* begin Given material *

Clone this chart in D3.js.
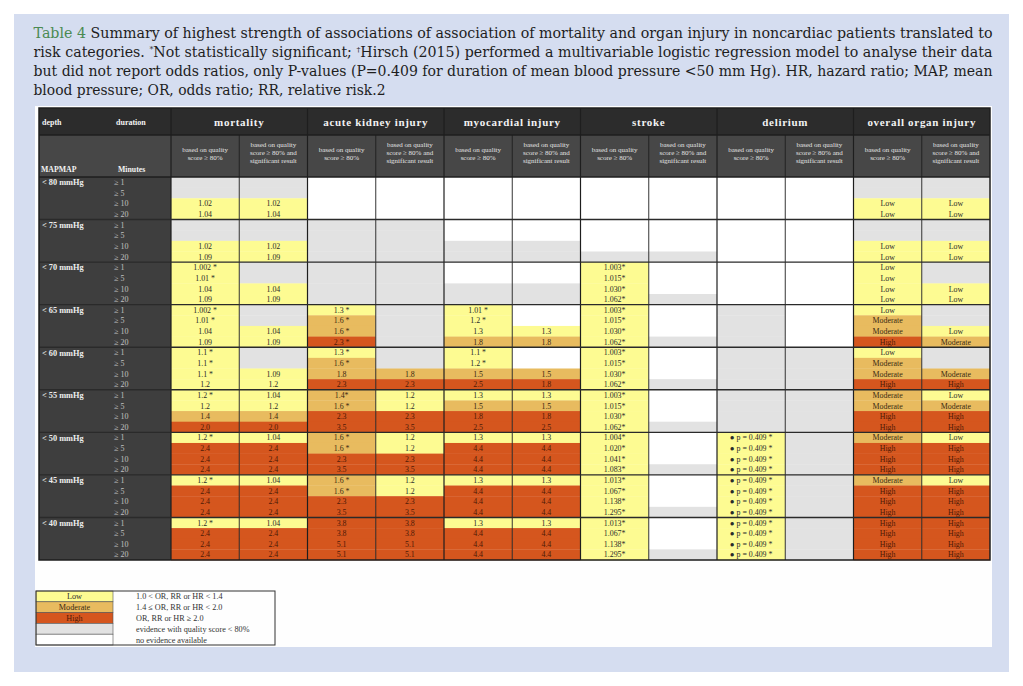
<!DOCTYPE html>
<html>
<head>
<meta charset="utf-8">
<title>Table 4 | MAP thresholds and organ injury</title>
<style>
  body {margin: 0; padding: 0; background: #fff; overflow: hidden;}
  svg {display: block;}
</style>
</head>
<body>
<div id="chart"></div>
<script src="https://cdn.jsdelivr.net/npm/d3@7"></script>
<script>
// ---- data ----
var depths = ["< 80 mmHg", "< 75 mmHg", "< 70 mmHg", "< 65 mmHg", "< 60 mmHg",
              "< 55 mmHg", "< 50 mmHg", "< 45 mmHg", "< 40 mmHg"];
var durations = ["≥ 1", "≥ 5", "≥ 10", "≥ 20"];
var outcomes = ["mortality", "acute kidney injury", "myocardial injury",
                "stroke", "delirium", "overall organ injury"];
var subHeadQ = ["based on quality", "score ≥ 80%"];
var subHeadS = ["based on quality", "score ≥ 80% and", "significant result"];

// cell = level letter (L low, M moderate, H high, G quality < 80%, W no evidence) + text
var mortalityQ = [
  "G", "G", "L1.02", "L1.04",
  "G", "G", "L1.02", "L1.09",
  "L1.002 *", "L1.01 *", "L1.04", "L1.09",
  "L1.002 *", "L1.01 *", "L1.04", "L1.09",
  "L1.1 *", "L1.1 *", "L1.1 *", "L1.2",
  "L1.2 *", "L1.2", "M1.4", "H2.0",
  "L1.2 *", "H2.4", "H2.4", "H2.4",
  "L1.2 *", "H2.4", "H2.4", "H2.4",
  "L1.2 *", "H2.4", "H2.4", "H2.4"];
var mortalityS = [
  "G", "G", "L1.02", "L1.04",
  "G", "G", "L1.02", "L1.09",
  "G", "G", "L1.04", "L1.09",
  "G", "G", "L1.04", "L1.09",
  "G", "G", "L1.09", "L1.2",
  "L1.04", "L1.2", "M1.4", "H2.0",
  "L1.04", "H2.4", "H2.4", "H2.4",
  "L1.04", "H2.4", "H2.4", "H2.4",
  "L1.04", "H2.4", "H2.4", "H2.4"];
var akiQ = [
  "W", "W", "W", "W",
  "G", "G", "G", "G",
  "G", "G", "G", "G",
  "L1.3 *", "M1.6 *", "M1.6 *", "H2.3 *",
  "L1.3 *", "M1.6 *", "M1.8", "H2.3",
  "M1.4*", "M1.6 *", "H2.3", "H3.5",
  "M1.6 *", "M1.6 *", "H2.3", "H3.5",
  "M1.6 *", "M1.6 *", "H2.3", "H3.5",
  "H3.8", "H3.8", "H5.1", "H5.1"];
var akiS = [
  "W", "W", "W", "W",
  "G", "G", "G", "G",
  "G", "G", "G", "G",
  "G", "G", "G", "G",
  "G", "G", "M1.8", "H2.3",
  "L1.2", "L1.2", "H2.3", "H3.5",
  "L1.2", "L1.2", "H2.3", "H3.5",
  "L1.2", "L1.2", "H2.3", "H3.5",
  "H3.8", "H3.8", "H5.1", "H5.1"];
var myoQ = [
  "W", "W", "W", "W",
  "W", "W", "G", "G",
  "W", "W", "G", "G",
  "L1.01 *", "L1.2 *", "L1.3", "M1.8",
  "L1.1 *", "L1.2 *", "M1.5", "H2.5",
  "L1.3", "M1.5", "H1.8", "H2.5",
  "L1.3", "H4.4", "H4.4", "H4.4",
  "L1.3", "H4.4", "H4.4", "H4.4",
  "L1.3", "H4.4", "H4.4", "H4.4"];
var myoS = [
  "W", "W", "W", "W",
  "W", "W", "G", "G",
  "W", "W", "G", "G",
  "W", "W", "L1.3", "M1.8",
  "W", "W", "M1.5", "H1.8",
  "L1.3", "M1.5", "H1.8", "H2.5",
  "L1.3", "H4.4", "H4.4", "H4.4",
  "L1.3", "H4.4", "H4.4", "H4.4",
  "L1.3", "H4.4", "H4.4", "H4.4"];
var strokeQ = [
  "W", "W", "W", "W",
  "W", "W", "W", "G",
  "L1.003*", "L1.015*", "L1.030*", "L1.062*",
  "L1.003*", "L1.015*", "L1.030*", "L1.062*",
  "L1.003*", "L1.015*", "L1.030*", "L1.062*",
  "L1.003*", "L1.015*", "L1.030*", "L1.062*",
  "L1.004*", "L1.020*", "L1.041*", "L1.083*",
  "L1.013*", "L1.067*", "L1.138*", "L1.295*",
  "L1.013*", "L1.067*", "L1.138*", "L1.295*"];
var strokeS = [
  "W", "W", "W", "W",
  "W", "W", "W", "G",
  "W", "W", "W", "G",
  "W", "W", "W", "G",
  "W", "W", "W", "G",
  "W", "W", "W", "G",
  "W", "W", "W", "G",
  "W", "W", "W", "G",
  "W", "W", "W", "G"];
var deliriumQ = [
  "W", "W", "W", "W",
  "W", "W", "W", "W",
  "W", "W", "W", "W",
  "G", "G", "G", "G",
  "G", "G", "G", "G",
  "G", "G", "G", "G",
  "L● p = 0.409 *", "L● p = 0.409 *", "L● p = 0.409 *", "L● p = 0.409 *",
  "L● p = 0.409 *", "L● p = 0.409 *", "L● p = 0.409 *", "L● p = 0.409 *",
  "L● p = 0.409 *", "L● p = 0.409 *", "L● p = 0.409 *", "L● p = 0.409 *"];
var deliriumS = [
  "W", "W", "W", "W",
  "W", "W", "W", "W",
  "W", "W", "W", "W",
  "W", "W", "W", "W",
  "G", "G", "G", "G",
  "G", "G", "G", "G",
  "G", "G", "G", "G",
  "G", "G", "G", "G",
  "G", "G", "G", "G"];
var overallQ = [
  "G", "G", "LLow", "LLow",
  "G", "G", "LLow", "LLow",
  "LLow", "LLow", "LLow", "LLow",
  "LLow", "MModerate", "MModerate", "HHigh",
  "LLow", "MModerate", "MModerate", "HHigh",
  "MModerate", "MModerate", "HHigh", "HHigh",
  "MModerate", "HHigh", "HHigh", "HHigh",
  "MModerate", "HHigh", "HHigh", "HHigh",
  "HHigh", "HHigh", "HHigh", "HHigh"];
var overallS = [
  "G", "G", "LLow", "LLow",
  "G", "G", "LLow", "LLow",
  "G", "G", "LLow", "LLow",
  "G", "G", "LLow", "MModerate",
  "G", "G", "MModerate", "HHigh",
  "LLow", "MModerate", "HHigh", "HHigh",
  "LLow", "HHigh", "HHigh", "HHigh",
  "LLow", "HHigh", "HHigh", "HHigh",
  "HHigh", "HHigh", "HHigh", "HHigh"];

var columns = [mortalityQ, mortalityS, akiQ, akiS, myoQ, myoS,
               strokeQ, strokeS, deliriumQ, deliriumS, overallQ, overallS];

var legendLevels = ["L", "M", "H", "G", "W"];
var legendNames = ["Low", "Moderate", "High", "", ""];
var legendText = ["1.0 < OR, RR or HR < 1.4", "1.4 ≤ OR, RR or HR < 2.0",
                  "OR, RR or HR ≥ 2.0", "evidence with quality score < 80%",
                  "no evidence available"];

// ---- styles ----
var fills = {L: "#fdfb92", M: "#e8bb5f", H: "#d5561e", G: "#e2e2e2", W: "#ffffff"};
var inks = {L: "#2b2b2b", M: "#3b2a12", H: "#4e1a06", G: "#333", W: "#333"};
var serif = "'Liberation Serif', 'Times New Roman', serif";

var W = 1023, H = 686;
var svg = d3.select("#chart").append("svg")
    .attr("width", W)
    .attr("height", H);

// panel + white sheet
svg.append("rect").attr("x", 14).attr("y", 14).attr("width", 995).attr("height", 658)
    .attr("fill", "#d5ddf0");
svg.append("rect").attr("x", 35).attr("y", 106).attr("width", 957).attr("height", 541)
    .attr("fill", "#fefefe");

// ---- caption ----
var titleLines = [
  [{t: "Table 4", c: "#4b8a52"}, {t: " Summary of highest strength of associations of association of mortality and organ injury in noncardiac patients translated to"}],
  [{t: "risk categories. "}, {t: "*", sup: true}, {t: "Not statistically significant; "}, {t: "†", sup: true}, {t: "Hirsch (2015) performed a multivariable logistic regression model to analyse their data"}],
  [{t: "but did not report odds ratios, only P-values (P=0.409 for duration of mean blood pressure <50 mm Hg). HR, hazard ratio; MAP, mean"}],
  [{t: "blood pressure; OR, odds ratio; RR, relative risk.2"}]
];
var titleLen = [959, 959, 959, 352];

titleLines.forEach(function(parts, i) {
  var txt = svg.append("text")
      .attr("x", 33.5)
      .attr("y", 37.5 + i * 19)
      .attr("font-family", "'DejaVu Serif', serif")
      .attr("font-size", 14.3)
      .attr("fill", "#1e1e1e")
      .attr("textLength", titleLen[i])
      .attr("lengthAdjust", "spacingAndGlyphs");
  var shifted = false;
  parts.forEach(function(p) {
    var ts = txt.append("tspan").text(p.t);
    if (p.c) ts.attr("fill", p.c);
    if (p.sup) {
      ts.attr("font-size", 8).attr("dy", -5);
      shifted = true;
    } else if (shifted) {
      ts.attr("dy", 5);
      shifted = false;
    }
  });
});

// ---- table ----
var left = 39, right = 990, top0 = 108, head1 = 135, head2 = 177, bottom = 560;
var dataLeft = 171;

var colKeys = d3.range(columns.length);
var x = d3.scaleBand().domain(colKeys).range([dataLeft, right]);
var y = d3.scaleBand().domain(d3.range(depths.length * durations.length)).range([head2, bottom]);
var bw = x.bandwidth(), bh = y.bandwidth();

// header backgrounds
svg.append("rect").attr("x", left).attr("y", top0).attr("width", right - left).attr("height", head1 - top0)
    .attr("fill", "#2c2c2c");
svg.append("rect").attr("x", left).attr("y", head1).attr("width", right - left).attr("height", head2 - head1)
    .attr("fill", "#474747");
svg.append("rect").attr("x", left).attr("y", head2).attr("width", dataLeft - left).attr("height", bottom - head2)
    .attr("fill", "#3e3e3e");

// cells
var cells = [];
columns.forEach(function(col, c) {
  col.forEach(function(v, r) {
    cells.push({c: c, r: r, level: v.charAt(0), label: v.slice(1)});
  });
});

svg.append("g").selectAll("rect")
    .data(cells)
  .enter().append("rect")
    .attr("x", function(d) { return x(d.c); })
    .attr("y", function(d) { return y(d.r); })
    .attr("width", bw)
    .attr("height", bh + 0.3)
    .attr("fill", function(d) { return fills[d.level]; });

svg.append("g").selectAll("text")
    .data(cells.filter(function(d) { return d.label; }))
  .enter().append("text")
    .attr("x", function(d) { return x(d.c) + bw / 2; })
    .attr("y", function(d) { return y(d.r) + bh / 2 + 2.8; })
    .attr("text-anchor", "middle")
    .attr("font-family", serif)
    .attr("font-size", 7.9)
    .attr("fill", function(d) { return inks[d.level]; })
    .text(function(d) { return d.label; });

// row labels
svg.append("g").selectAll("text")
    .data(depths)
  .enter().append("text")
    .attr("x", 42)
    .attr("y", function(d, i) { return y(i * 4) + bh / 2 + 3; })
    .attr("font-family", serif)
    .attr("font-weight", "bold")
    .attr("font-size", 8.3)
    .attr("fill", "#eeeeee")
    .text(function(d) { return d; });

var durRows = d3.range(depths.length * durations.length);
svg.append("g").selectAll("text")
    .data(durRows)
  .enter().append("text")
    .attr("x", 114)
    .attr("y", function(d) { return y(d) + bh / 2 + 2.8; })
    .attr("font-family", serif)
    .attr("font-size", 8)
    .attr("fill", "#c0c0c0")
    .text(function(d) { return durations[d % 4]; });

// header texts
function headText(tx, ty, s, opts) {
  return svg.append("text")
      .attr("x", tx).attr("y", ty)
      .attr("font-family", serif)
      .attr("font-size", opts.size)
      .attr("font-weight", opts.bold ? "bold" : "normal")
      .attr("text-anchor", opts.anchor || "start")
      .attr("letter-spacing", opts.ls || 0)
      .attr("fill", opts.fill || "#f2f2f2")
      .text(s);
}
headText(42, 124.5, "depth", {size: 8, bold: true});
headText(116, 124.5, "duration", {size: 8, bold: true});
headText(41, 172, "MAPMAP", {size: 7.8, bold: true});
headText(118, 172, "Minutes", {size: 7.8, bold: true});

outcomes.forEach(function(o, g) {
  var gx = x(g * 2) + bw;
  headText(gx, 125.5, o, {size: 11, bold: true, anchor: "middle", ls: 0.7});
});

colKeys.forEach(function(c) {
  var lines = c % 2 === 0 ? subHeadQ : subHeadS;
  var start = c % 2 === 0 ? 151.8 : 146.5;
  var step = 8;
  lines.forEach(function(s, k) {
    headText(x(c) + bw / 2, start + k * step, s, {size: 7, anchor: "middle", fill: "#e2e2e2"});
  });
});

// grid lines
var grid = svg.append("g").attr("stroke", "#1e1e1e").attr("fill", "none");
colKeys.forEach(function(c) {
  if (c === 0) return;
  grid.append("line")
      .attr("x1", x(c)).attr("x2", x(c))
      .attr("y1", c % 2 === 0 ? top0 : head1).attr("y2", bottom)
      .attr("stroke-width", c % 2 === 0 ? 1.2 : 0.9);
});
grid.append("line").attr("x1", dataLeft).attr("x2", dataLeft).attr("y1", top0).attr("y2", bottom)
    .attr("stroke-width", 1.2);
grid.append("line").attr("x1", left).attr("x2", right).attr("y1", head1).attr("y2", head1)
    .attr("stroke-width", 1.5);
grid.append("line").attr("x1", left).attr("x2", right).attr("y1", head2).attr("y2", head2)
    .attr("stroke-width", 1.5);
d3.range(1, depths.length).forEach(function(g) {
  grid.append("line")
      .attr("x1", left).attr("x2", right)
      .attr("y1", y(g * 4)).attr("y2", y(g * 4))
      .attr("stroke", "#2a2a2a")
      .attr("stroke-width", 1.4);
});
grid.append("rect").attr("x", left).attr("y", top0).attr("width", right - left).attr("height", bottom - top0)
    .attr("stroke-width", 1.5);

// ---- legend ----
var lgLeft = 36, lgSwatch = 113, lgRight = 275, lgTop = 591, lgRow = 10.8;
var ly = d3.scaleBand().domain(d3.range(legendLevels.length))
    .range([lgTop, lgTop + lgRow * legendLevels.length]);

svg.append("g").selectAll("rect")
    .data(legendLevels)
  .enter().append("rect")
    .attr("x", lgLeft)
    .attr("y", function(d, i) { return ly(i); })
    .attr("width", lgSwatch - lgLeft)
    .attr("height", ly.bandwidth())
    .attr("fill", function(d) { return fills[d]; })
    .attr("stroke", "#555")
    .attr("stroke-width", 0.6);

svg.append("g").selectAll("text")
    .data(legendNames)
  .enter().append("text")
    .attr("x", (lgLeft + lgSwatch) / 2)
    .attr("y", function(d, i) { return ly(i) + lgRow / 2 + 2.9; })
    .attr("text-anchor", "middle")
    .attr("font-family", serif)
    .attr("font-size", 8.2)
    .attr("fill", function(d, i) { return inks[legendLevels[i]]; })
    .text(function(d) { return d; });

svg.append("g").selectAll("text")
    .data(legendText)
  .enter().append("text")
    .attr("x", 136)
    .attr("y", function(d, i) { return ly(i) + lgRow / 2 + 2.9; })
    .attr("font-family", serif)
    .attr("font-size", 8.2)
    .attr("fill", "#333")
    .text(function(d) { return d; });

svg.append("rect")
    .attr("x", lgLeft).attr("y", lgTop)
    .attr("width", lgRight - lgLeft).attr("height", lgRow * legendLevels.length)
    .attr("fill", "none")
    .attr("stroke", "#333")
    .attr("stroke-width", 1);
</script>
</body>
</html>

* end Given material *

# [What you need to do]
Go through the preceding material and copy each line that has the word "chart".

# [Exercise solution]
Clone this chart in D3.js.
<div id="chart"></div>
var svg = d3.select("#chart").append("svg")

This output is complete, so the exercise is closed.